## Recorded information
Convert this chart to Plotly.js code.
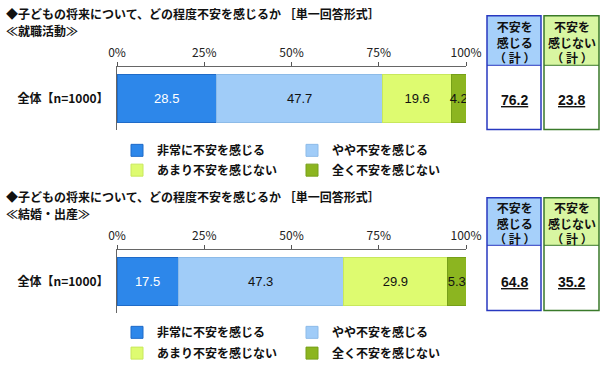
<!DOCTYPE html>
<html>
<head>
<meta charset="utf-8">
<script src="https://cdn.plot.ly/plotly-3.0.1.min.js"></script>
<style>html,body{margin:0;padding:0;background:#fff;}#chart{width:600px;height:368px;}</style>
</head>
<body>
<div id="chart"></div>
<script>
// ---- data ----
const titleText = '◆子どもの将来について、どの程度不安を感じるか ［単一回答形式］';
const panelNames = ['≪就職活動≫', '≪結婚・出産≫'];
const category = ['全体【n=1000】'];
const seriesNames = ['非常に不安を感じる', 'やや不安を感じる', 'あまり不安を感じない', '全く不安を感じない'];
const jobValues = [28.5, 47.7, 19.6, 4.2];
const marriageValues = [17.5, 47.3, 29.9, 5.3];
const anxiousTotal = [76.2, 64.8];
const notAnxiousTotal = [23.8, 35.2];
const tickVals = [0, 25, 50, 75, 100];
const tickText = ['0%', '25%', '50%', '75%', '100%'];
const boxHeaders = ['不安を<br>感じる<br>（ 計 ）', '不安を<br>感じない<br>（ 計 ）'];

// ---- style ----
const W = 600, H = 368;
const colors = ['#2D87EA', '#A0CCF8', '#DEFB70', '#8CB520'];
const lineColors = ['#1F6BC8', '#8DBBE8', '#C8E85C', '#76A018'];
const textColors = ['#ffffff', '#111111', '#111111', '#111111'];
const jp = '"Noto Sans CJK JP", "Noto Sans", sans-serif';
const px = v => v / W;
const py = v => 1 - v / H;

const panels = [
  {values: jobValues, xa: 'x', ya: 'y', top: 68, bottom: 131, titleY: 14, subY: 31,
   legRows: [152, 172], boxTop: 16, headBottom: 66, boxBottom: 131, valY: 101},
  {values: marriageValues, xa: 'x2', ya: 'y2', top: 253, bottom: 316, titleY: 199, subY: 216,
   legRows: [336, 357], boxTop: 200, headBottom: 248, boxBottom: 314, valY: 285}
];

const data = [];
const layout = {
  width: W, height: H,
  margin: {l: 0, r: 0, t: 0, b: 0},
  paper_bgcolor: '#ffffff', plot_bgcolor: '#ffffff',
  barmode: 'stack',
  showlegend: true,
  font: {family: jp, size: 12, color: '#111'},
  annotations: [], shapes: []
};

const legendCols = [px(157 - 40), px(332 - 40)];
let legIdx = 0;

panels.forEach((p, pi) => {
  const suffix = pi === 0 ? '' : '2';
  p.values.forEach((v, si) => {
    legIdx += 1;
    const legName = legIdx === 1 ? 'legend' : 'legend' + legIdx;
    data.push({
      type: 'bar', orientation: 'h',
      x: [v], y: category,
      name: seriesNames[si],
      xaxis: p.xa, yaxis: p.ya,
      width: 0.78,
      marker: {color: colors[si], line: {color: lineColors[si], width: 1}},
      text: [v.toFixed(1)],
      textposition: 'inside',
      insidetextanchor: 'middle',
      textangle: 0,
      constraintext: 'none',
      textfont: {family: '"Liberation Sans", Arial, sans-serif', size: 13, color: textColors[si]},
      hoverinfo: 'skip',
      showlegend: true,
      legend: legName
    });
    layout[legName] = {
      x: legendCols[si % 2], xanchor: 'left',
      y: py(p.legRows[Math.floor(si / 2)]), yanchor: 'middle',
      orientation: 'h', bgcolor: 'rgba(0,0,0,0)', borderwidth: 0,
      font: {family: jp, size: 12, color: '#111', weight: 'bold'},
      itemclick: false, itemdoubleclick: false, visible: true
    };
  });

  layout['xaxis' + suffix] = {
    domain: [px(117), px(466)], anchor: 'y' + suffix, side: 'top',
    range: [0, 100], tickmode: 'array', tickvals: tickVals, ticktext: tickText,
    ticks: 'outside', ticklen: 4, tickcolor: '#555', showline: true, linecolor: '#666', linewidth: 1,
    showgrid: false, zeroline: false, fixedrange: true,
    tickfont: {family: jp, size: 12, color: '#222'}
  };
  layout['yaxis' + suffix] = {
    domain: [py(p.bottom), py(p.top)], anchor: 'x' + suffix,
    type: 'category', range: [-0.5, 0.5],
    showline: true, linecolor: '#666', linewidth: 1, showgrid: false, zeroline: false,
    ticks: '', ticklabelstandoff: 5, fixedrange: true,
    tickfont: {family: jp, size: 12, color: '#111', weight: 'bold'}
  };

  // titles
  layout.annotations.push({
    xref: 'paper', yref: 'paper', x: px(4), y: py(p.titleY), xanchor: 'left', yanchor: 'middle',
    text: titleText, showarrow: false, font: {family: jp, size: 12, color: '#111', weight: 'bold'}
  });
  layout.annotations.push({
    xref: 'paper', yref: 'paper', x: px(4), y: py(p.subY), xanchor: 'left', yanchor: 'middle',
    text: panelNames[pi], showarrow: false, font: {family: jp, size: 12, color: '#111', weight: 'bold'}
  });

  // summary boxes
  const boxes = [
    {x0: 487, x1: 541, head: '#A6D0FA', border: '#2838C0', val: anxiousTotal[pi]},
    {x0: 544, x1: 599, head: '#D8F6A2', border: '#3A7A2A', val: notAnxiousTotal[pi]}
  ];
  boxes.forEach((b, bi) => {
    layout.shapes.push({type: 'rect', xref: 'paper', yref: 'paper',
      x0: px(b.x0), x1: px(b.x1), y0: py(p.headBottom), y1: py(p.boxTop),
      fillcolor: b.head, line: {width: 0}});
    layout.shapes.push({type: 'line', xref: 'paper', yref: 'paper',
      x0: px(b.x0), x1: px(b.x1), y0: py(p.headBottom), y1: py(p.headBottom),
      line: {color: b.border, width: 1}});
    layout.shapes.push({type: 'rect', xref: 'paper', yref: 'paper',
      x0: px(b.x0), x1: px(b.x1), y0: py(p.boxBottom), y1: py(p.boxTop),
      fillcolor: 'rgba(0,0,0,0)', line: {color: b.border, width: 1.5}});
    layout.annotations.push({
      xref: 'paper', yref: 'paper', x: px((b.x0 + b.x1) / 2), y: py((p.boxTop + p.headBottom) / 2 + 1),
      xanchor: 'center', yanchor: 'middle', showarrow: false, text: boxHeaders[bi],
      font: {family: jp, size: 12, color: '#111', weight: 'bold'}
    });
    layout.annotations.push({
      xref: 'paper', yref: 'paper', x: px((b.x0 + b.x1) / 2), y: py(p.valY),
      xanchor: 'center', yanchor: 'middle', showarrow: false, text: '<u>' + b.val.toFixed(1) + '</u>',
      font: {family: '"Liberation Sans", Arial, sans-serif', size: 14, color: '#111', weight: 'bold'}
    });
  });
});

Plotly.newPlot('chart', data, layout, {displayModeBar: false, staticPlot: true});
</script>
</body>
</html>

## Brief
Lines that hold "chart" are the ones to copy; find all of them.

## Answer to this task
Convert this chart to Plotly.js code.
<style>html,body{margin:0;padding:0;background:#fff;}#chart{width:600px;height:368px;}</style>
<div id="chart"></div>
Plotly.newPlot('chart', data, layout, {displayModeBar: false, staticPlot: true});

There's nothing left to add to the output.